If that fails, and we try to repent and amend our lives, turning to God’s mercy, our enemies try to make us so ashamed of our sin that we refuse to trust in God’s mercy. They lead us to a narcissistic despair, inwardly turned. It thinks that we and our situation is so cosmically significant, that God can’t forgive it or shouldn’t forgive it and we end up mocking God and His love. This is what happened to Judas.
Thus does St. Peter admonishes us: humble yourself under the mighty hand of God. Cast your cares upon Him. Be sober. Be vigilant. Resist the devil and his lies. Nothing has befallen you that is not common to man. The same sufferings, the same temptations, are experienced by your brothers and sisters in Christ throughout the world. You are not special. You are not unique. You are not significant. So, yes, you’ve been stupid, been wasteful and selfish, craven and bitter. You don’t deserve God’s love — but He gives it anyway.

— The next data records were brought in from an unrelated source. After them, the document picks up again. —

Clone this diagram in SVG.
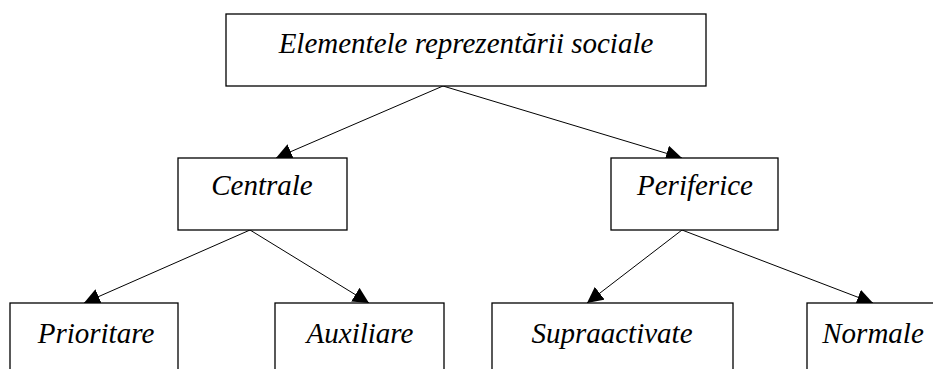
<svg xmlns="http://www.w3.org/2000/svg" width="933" height="369" viewBox="0 0 933 369">
<style>
.box{fill:#fff;stroke:#000;stroke-width:1.3}
.lbl{font-family:'Liberation Serif','Times New Roman',serif;font-style:italic;font-size:29px;fill:#000;text-anchor:middle}
.con{stroke:#000;stroke-width:1;fill:none;marker-end:url(#ah)}
</style>
<defs>
<marker id="ah" markerUnits="userSpaceOnUse" markerWidth="17" markerHeight="16" refX="16" refY="8" orient="auto">
<path d="M0,0 L16,8 L0,16 Z" fill="#000"/>
</marker>
</defs>
<g id="connectors">
<line class="con" x1="443" y1="86" x2="276" y2="158"/>
<line class="con" x1="443" y1="86" x2="682" y2="158"/>
<line class="con" x1="250" y1="230" x2="84" y2="303"/>
<line class="con" x1="250" y1="230" x2="369" y2="303"/>
<line class="con" x1="682" y1="230" x2="587" y2="303"/>
<line class="con" x1="682" y1="230" x2="873" y2="303"/>
</g>
<g id="n-root">
<rect class="box" x="226" y="14" width="480" height="72"/>
<text class="lbl" x="466" y="53">Elementele reprezentării sociale</text>
</g>
<g id="n-centrale">
<rect class="box" x="178" y="158" width="169" height="72"/>
<text class="lbl" x="262" y="195">Centrale</text>
</g>
<g id="n-periferice">
<rect class="box" x="611" y="158" width="167" height="72"/>
<text class="lbl" x="695" y="195">Periferice</text>
</g>
<g id="n-prioritare">
<rect class="box" x="10" y="303" width="168" height="80"/>
<text class="lbl" x="96" y="343">Prioritare</text>
</g>
<g id="n-auxiliare">
<rect class="box" x="275" y="303" width="169" height="80"/>
<text class="lbl" x="360" y="343">Auxiliare</text>
</g>
<g id="n-supraactivate">
<rect class="box" x="492" y="303" width="241" height="80"/>
<text class="lbl" x="612" y="343">Supraactivate</text>
</g>
<g id="n-normale">
<rect class="box" x="807" y="303" width="160" height="80"/>
<text class="lbl" x="873" y="343">Normale</text>
</g>
</svg>
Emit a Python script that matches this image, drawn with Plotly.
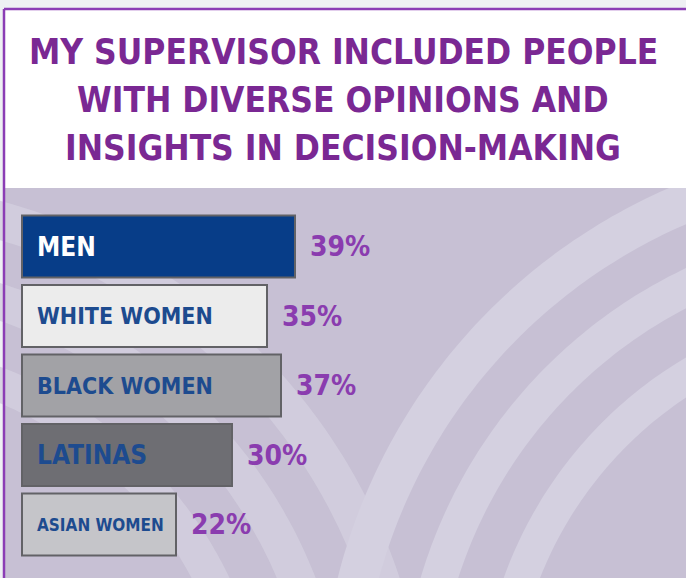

You aren’t worth what He paid — but He paid it anyway. His death cannot be mocked. His resurrection cannot be denied. So repent and believe. God has called you through the waters of Holy Baptism and after you have suffered for a while, He will perfect, establish, strengthen, and settle you. This life will end. And with it, temptation and uncertainty and doubt. Then real life begins. Jesus will raise you and exalt you you as He is exalted. And it won’t matter if you lived 10 more days on a respirator or died in a car accident or lived to a hundred. What will matter is that you are baptized and that at the exact right time, God brought you home, not a minute soon and not a minute late. What matters is that Jesus lives and He loves you.
The parable of the prodigal son is about the Father’s grace. The father has compassion. He receives and eats with sinners. He forgives trespasses. In the parable, the father receives his son and exalts him, restoring him to the family and giving him a place of honor after that son had disgraced himself and disowned the family. He disowned the father, but the father did not disown him.
There is very much a sense in which the father seems wasteful. Who gave that son the money that he wasted? This parable is not a lesson in how to be a father. You don’t give a meth head clean needles and pure meth. You give him a ride to rehab. You don’t put your teenage daughter on birth control pills, telling her that she can’t control herself and then try to figure how you can enable her promiscuity while keeping her from facing the consequences of her actions. You teach her about chastity and raise her to be responsible.
But the Father isn’t wasteful. He doesn’t give the son money to waste in a foriegn country. He gives Him grace. Grace doesn’t work in service to sin. The son does not understand who the Father is or what he has given. He tries to take it into the world and it disappears. It is gone. The demons don’t accept that currency. They make him a slave. He doesn’t get pleasure and a good time. He gets pods meant for pigs. If he had written home from the pig trough, saying, “Send more money. I made some mistakes but now I understand and I can make it work. Send more money,” the father would have said, “Son, all that I have is yours.” He couldn’t send more because the son had everything. But it doesn’t work in the service of sin. It can’t be used that way. Grace doesn’t excuse sin or enable it. It just devolves into pods for pigs that men can’t eat, pods of self-righteousness or despair.
The only proper response is to repent and return home. Don’t try to figure out how to beat the casino. Don’t make deals with the devil. Go to rehab. Do the hard thing. Suffer all, even death, rather than leave the Father. And don’t let anyone tell you that you are poor just because you are sick or disfigured, alone or dying. Everything that the Father has, is yours.
When the son returns home, the Father has plenty. Just because He gave the boy his inheritance doesn’t mean that his wealth was reduced. Grace doesn’t work that way.
That is the problem with the older son. He had also left the Father’s house. He wanted to use His Father’s gifts for selfish ends. He lusts to have a party with demons whom he thinks are his friends. Surrounded by good food and wine, on the edge of a banquet, like Adam in the garden or David on his rooftop, he complains for lack of a goat. He has been reduced to pods meant for pigs, but his pride doesn’t know it and he vainly imagines he can live in both worlds.
Nonetheless, the Father is generous. To him, He also says: “All that I have, not half, but all that I have is yours.” The grace of God is a seamless garment. There is no casting of lots. He bequeaths it to each of us undiminished. The Kingdom’s resources aren’t lessened by greater numbers of beneficiaries. “All that I have is yours.” Therefore humble yourselves under the mighty hand of God, that He may exalt you in due time, casting all your care upon Him, for He cares for you.